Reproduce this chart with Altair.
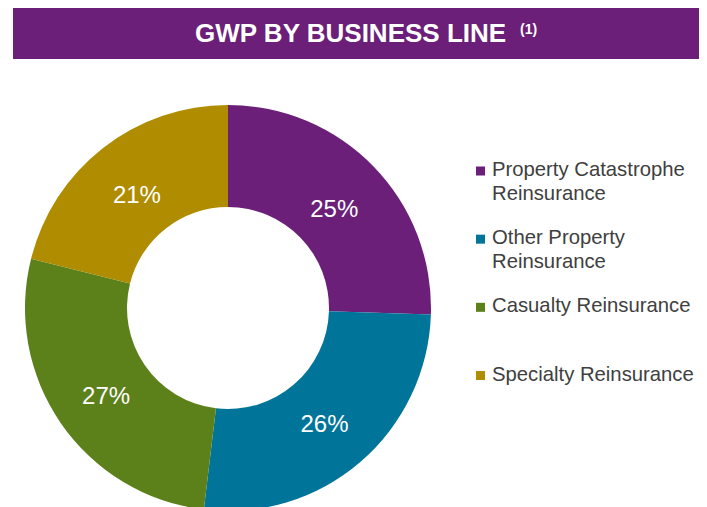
import altair as alt
import pandas as pd

# ---- data ----
categories = [
    "Property Catastrophe Reinsurance",
    "Other Property Reinsurance",
    "Casualty Reinsurance",
    "Specialty Reinsurance",
]
legend_line1 = ["Property Catastrophe", "Other Property", "Casualty Reinsurance", "Specialty Reinsurance"]
legend_line2 = ["Reinsurance", "Reinsurance", "", ""]
shares = [25.5, 26.4, 27.0, 21.1]
share_labels = ["25%", "26%", "27%", "21%"]
colors = ["#6B1F78", "#007599", "#5C801A", "#B08C00"]
title_main = ["GWP BY BUSINESS LINE"]
title_note = ["(1)"]

df = pd.DataFrame({
    "cat": categories,
    "order": list(range(len(categories))),
    "share": shares,
    "label": share_labels,
    "line1": legend_line1,
    "line2": legend_line2,
})

FONT = "Liberation Sans"
CX, CY = 220, 300

base = alt.Chart(df)
color = alt.Color("cat:N", scale=alt.Scale(domain=categories, range=colors), legend=None)
theta = alt.Theta("share:Q", stack=True)
order = alt.Order("order:Q")

arc = base.mark_arc(radius=203, innerRadius=101).encode(
    theta=theta, order=order, color=color,
    x=alt.value(CX), y=alt.value(CY),
)

pct = base.mark_text(radius=148, fontSize=24, font=FONT, color="white", dy=5).encode(
    theta=theta, order=order, text="label:N",
    x=alt.value(CX), y=alt.value(CY),
)

ly = alt.Y("cat:N", scale=alt.Scale(domain=categories, range=[163, 367.5], padding=0), axis=None)

squares = base.mark_square(size=81, opacity=1).encode(
    x=alt.value(472.5), y=ly, color=color,
)
t1 = base.mark_text(align="left", baseline="middle", fontSize=20.3, font=FONT, color="#404040", dy=-1).encode(
    x=alt.value(484), y=ly, text="line1:N",
)
t2 = base.mark_text(align="left", baseline="middle", fontSize=20.3, font=FONT, color="#404040", dy=22.5).encode(
    x=alt.value(484), y=ly, text="line2:N",
)

banner = alt.Chart(pd.DataFrame({"t": title_main})).mark_rect(color="#6B1F78").encode(
    x=alt.value(5), x2=alt.value(700), y=alt.value(-1), y2=alt.value(51),
)
title_text = alt.Chart(pd.DataFrame({"t": title_main})).mark_text(
    align="left", baseline="middle", fontSize=26, fontWeight="bold", font=FONT, color="white"
).encode(x=alt.value(187), y=alt.value(26), text="t:N")
note_text = alt.Chart(pd.DataFrame({"t": title_note})).mark_text(
    align="left", baseline="middle", fontSize=14, fontWeight="bold", font=FONT, color="white"
).encode(x=alt.value(512), y=alt.value(22), text="t:N")

chart = alt.layer(banner, title_text, note_text, arc, pct, squares, t1, t2).properties(
    width=691, height=499, padding=0,
    autosize=alt.AutoSizeParams(type="none"),
).configure_view(stroke=None)

chart.save("out.html", embed_options={"renderer": "svg", "actions": False})
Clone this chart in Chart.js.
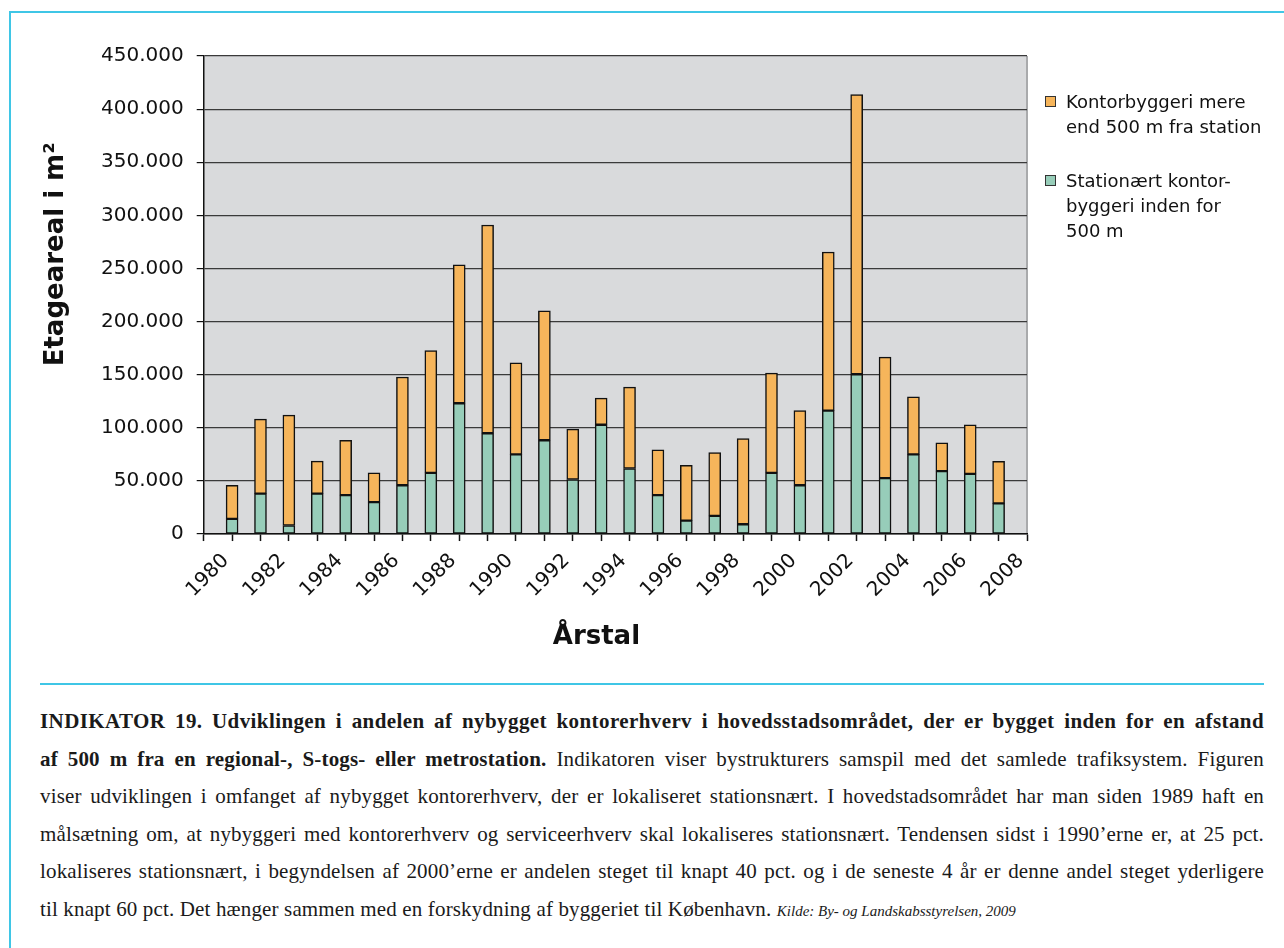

○ ○ ○ ○

Give again, word for word, every line from the top of the data through the line with "import pandas as pd", both ends included, and exclude the pictures.

Reproduce this chart with Altair.
import altair as alt
import pandas as pd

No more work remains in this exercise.